Sachant plusieurs langues, l'arabe, le persan, le turc, le mongol, le chinois et l'hébreu, ayant accès aux archives de l'Empire et aux archives privées des grandes familles mongoles, Rachid ed-Dinne utilisa pour son sujet toutes les sources et toute la documentation possibles.
Son ouvrage est fondamental pour la connaissance de l'épopée mongole et pour la turcologie.
Pour ne pas allonger le récit, nous devons passer sous silence beaucoup d'autres historiens persans importants, tels que Mirkhond, Khondemir ou Chahrastani, dont l'ouvre est si importante pour la connaissance du mouvement des idées au premiers siècles de l'Hégire, particulièrement pour celle de la philosophie des mu'tazilites (mutazilites).
Les turcs osmanlis ont eu, eux aussi, un nombre considérable d'historiens de qualité. Ce qui les distingue en général, c'est l'élégance de la forme, non dépourvue quelquefois d'emphases et d'images peut-être un peu trop recherchées.
Sâad ed-Dinne est l'auteur très estimé du Tadj el-Tawarikh (Couronnes des Chroniques). Il est le plus représentatif des annalistes turcs. Malgré sa tendance à mêler au récit historique des légendes romanesques, il est considéré comme un historien fidèle, surtout pour les époques proches de la sienne.
Son histoire de Turquie va jusqu'au règne de Selim Ier (1522).
Naîma effendi, de son vrai nom Mustapha Naîm, est l'historien du règne de Murad III et des temps troubles qui l'ont suivi. Son récit embrasse l'époque qui va de 1591 à 1659 et qui marque le commencement de la décadence de l'Empire Ottoman.
Historien consciencieux et indépendant, passant au crible de son propre jugement les données empruntées aux autres chroniqueurs, Naîma est aussi un écrivain remarquable.
Son style sobre, direct et précis, contraste avec la manière affectée de Sâad ed-Dinne.

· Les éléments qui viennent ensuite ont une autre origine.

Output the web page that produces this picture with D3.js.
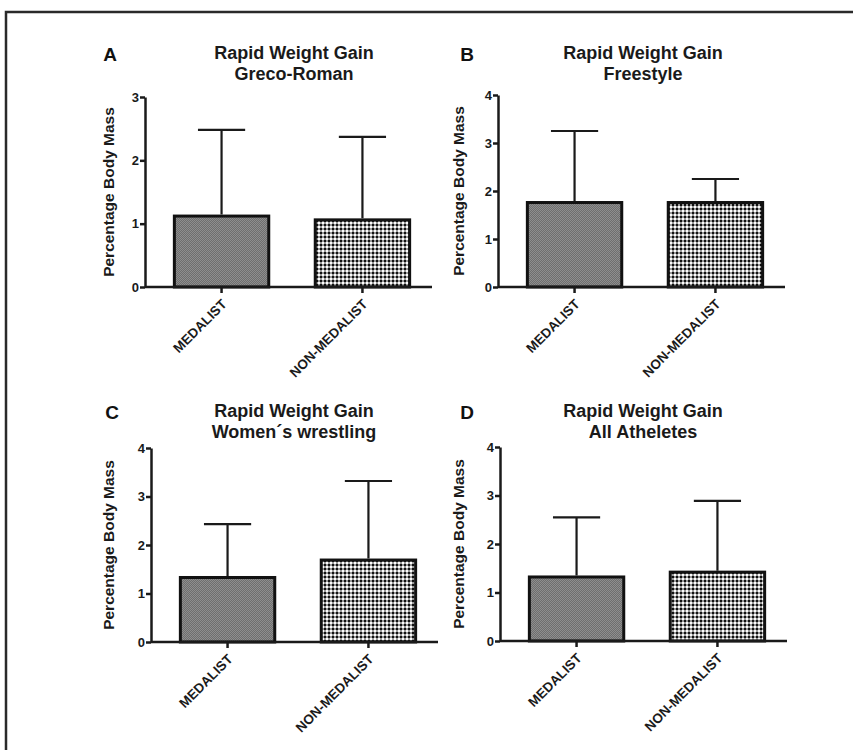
<!DOCTYPE html>
<html>
<head>
<meta charset="utf-8">
<script src="https://cdn.jsdelivr.net/npm/d3@7"></script>
<style>
  body { margin: 0; background: #fff; }
  svg { display: block; font-family: 'Liberation Sans', Arial, sans-serif; }
  .axis path, .axis line { stroke: #1a1a1a; stroke-width: 2.5; }
  .axis text { font-size: 13px; font-weight: bold; fill: #1a1a1a; }
  .title { font-size: 18px; font-weight: bold; fill: #1a1a1a; }
  .letter { font-size: 19px; font-weight: bold; fill: #111; }
  .ylabel { font-size: 15.5px; font-weight: bold; fill: #1a1a1a; }
</style>
</head>
<body>
<div id="container"></div>
<script>
const width = 853;
const height = 750;

const categories = ['MEDALIST', 'NON-MEDALIST'];
const panelLetters = ['A', 'B', 'C', 'D'];
const subtitles = ['Greco-Roman', 'Freestyle', 'Women\u00B4s wrestling', 'All Atheletes'];
const yMaxes = [3, 4, 4, 4];
const yTicks = [[0, 1, 2, 3], [0, 1, 2, 3, 4], [0, 1, 2, 3, 4], [0, 1, 2, 3, 4]];

// mean % body mass regained, per panel [medalist, non-medalist]
const means = [
  [1.12, 1.06],
  [1.76, 1.76],
  [1.33, 1.69],
  [1.32, 1.42],
];
// standard deviation (upper error bar only)
const sds = [
  [1.36, 1.31],
  [1.49, 0.49],
  [1.10, 1.63],
  [1.23, 1.47],
];

// panel placement: y-axis x, top of y-axis, x-axis y
const layout = [
  { x: 145, top: 97, bottom: 287, letterX: 110, titleX: 294, titleY: 59, labelX: 109 },
  { x: 498, top: 95, bottom: 287, letterX: 467, titleX: 643, titleY: 59, labelX: 459 },
  { x: 151, top: 448, bottom: 642, letterX: 112, titleX: 294, titleY: 417, labelX: 109 },
  { x: 500, top: 447, bottom: 641, letterX: 467, titleX: 643, titleY: 417, labelX: 459 },
];

const svg = d3
  .select('#container')
  .append('svg')
  .attr('width', width)
  .attr('height', height);

const defs = svg.append('defs');

// fine grey checker for medalists
const p1 = defs
  .append('pattern')
  .attr('id', 'fine')
  .attr('width', 2)
  .attr('height', 2)
  .attr('patternUnits', 'userSpaceOnUse');
p1.append('rect').attr('width', 2).attr('height', 2).attr('fill', '#6e6e6e');
p1.append('rect').attr('width', 1).attr('height', 1).attr('fill', '#8e8e8e');
p1.append('rect').attr('x', 1).attr('y', 1).attr('width', 1).attr('height', 1).attr('fill', '#8e8e8e');

// coarse black/white checker for non-medalists
const p2 = defs
  .append('pattern')
  .attr('id', 'coarse')
  .attr('width', 4)
  .attr('height', 4)
  .attr('patternUnits', 'userSpaceOnUse');
p2.append('rect').attr('width', 4).attr('height', 4).attr('fill', '#9a9a9a');
p2.append('rect').attr('width', 2).attr('height', 2).attr('fill', '#111');
p2.append('rect').attr('x', 2).attr('y', 2).attr('width', 2).attr('height', 2).attr('fill', '#fcfcfc');

const fills = ['url(#fine)', 'url(#coarse)'];

// frame round the figure (open to the right and bottom)
svg
  .append('path')
  .attr('d', 'M6,760V12H870')
  .attr('fill', 'none')
  .attr('stroke', '#2a2a2a')
  .attr('stroke-width', 2.5);

for (let i = 0; i < 4; i++) {
  const L = layout[i];
  const g = svg.append('g');

  const yScale = d3.scaleLinear().domain([0, yMaxes[i]]).range([L.bottom, L.top]);
  const xScale = d3
    .scaleBand()
    .domain(categories)
    .range([L.x + 4, L.x + 290])
    .paddingInner(0.33)
    .paddingOuter(0.18);

  // letter and title
  g.append('text')
    .attr('class', 'letter')
    .attr('x', L.letterX)
    .attr('y', L.titleY + 2)
    .attr('text-anchor', 'middle')
    .text(panelLetters[i]);
  g.append('text')
    .attr('class', 'title')
    .attr('x', L.titleX)
    .attr('y', L.titleY)
    .attr('text-anchor', 'middle')
    .text('Rapid Weight Gain');
  g.append('text')
    .attr('class', 'title')
    .attr('x', L.titleX)
    .attr('y', L.titleY + 21)
    .attr('text-anchor', 'middle')
    .text(subtitles[i]);

  // y label
  g.append('text')
    .attr('class', 'ylabel')
    .attr('text-anchor', 'middle')
    .attr('transform', 'translate(' + (L.labelX + 5) + ',' + (L.top + L.bottom) / 2 + ') rotate(-90)')
    .text('Percentage Body Mass');

  // bars
  g.selectAll('rect.bar')
    .data(categories)
    .enter()
    .append('rect')
    .attr('class', 'bar')
    .attr('x', d => xScale(d))
    .attr('width', xScale.bandwidth())
    .attr('y', (d, j) => yScale(means[i][j]))
    .attr('height', (d, j) => yScale(0) - yScale(means[i][j]))
    .attr('fill', (d, j) => fills[j])
    .attr('stroke', '#111')
    .attr('stroke-width', 3);

  // error bars (upper only)
  const errs = g.append('g');
  categories.forEach((c, j) => {
    const cx = xScale(c) + xScale.bandwidth() / 2;
    const top = yScale(means[i][j] + sds[i][j]);
    errs
      .append('path')
      .attr('d', 'M' + cx + ',' + (yScale(means[i][j]) - 1.5) + 'V' + top +
        'M' + (cx - xScale.bandwidth() / 4) + ',' + top + 'H' + (cx + xScale.bandwidth() / 4))
      .attr('fill', 'none')
      .attr('stroke', '#1a1a1a')
      .attr('stroke-width', 2.2);
  });

  // y axis
  g.append('g')
    .attr('class', 'axis y-axis')
    .attr('transform', 'translate(' + L.x + ',0)')
    .call(
      d3.axisLeft(yScale)
        .tickValues(yTicks[i])
        .tickFormat(d3.format('d'))
        .tickSizeInner(5)
        .tickSizeOuter(0)
        .tickPadding(1),
    );

  // x axis
  const xAxisSvg = g
    .append('g')
    .attr('class', 'axis x-axis')
    .attr('transform', 'translate(0,' + L.bottom + ')')
    .call(d3.axisBottom(xScale).tickSizeInner(6).tickSizeOuter(0));
  xAxisSvg.select('.domain').attr('d', 'M' + L.x + ',0H' + (L.x + 287));
  xAxisSvg
    .selectAll('text')
    .attr('text-anchor', 'end')
    .attr('x', 0)
    .attr('y', 0)
    .attr('dy', 0)
    .style('font-size', '13.5px')
    .attr('transform', 'translate(6,18) rotate(-45)');
}
</script>
</body>
</html>
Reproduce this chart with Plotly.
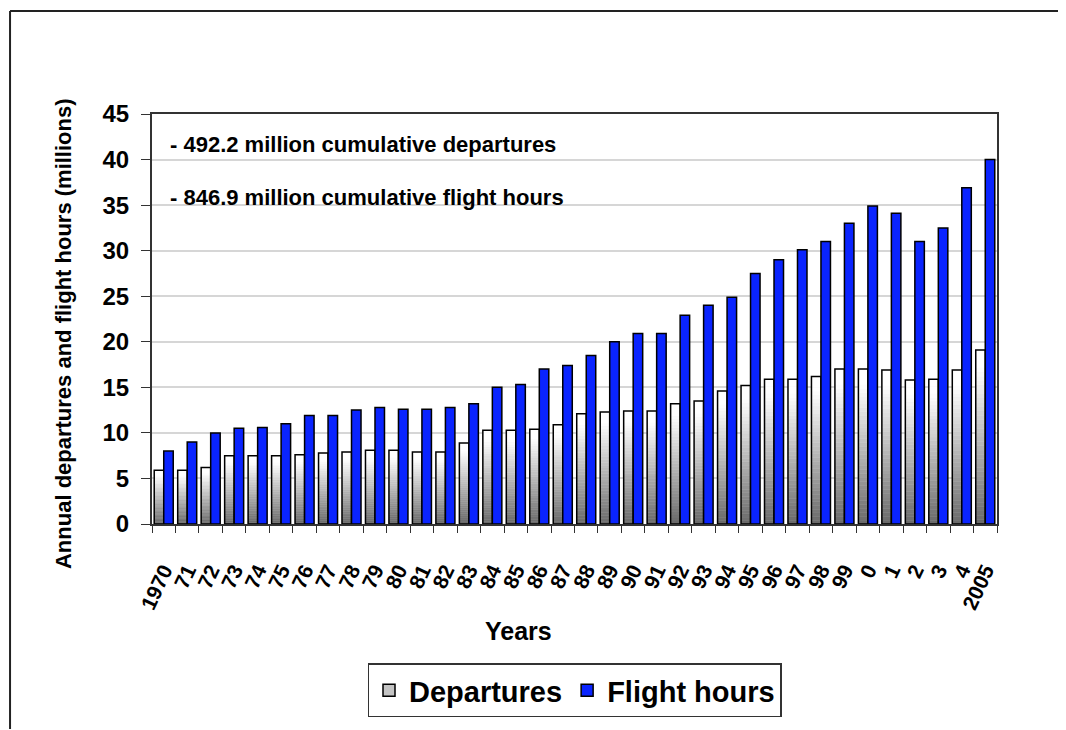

Rachid effendi continua l'œuvre de Naîma. Sa chronique s'étend de 1660 à 1721.
Asim Tchélébi Zadeh, Ahmed Wâsif, Mustapha Nédjib, Ahmed Djevdet, Tach Kôprôlù Zadeh, Katib Tchélébi et d'autres l'ont suivi.
Dans cette pléiade d'écrivains, chacun mériterait une notice particulière.
Arrêtons-nous un instant sur Katib Tchélébi, connu surtout sous le nom de Hadji Khalfa. Biographe et historien du XVIII siècle, il attira l'attention par la richesse de sa production et le caractère quelque peu spécial de son œuvre.
Hadji Khalfa fut l'historien des guerres maritimes des Turcs et l'auteur d'un très précieux " Lexico bibliographique ".
Son histoire de la marine ottomane, poursuivie jusque-en 1665, traite aussi des principes de la navigations et des règlements de l'Amirauté. Elle met à contribution les mémoires du célèbre amiral Khair ed-Dinne Barberousse qui exerça, un certain temps, une véritable maîtrise de la Méditerranée. Cet ouvrage, traduit en anglais (The history of the maritim wars of the Turks, Trad. Par James Mitchell), est un document de première ordre.
L'encyclopédie biographique de Hadji Khalfa est une oeuvre d'érudition de grande valeur, encore fort populaire en Turquie.
Parmi les autres travaux de notre auteur, mentionnons le Tarikh el-hind el-Gharbi ou histoire des Indes occidentales, consacré à la découverte de l'Amérique. Hadji Khalfa fut l'intendant des armées ottomanes. Il mourut en 1658.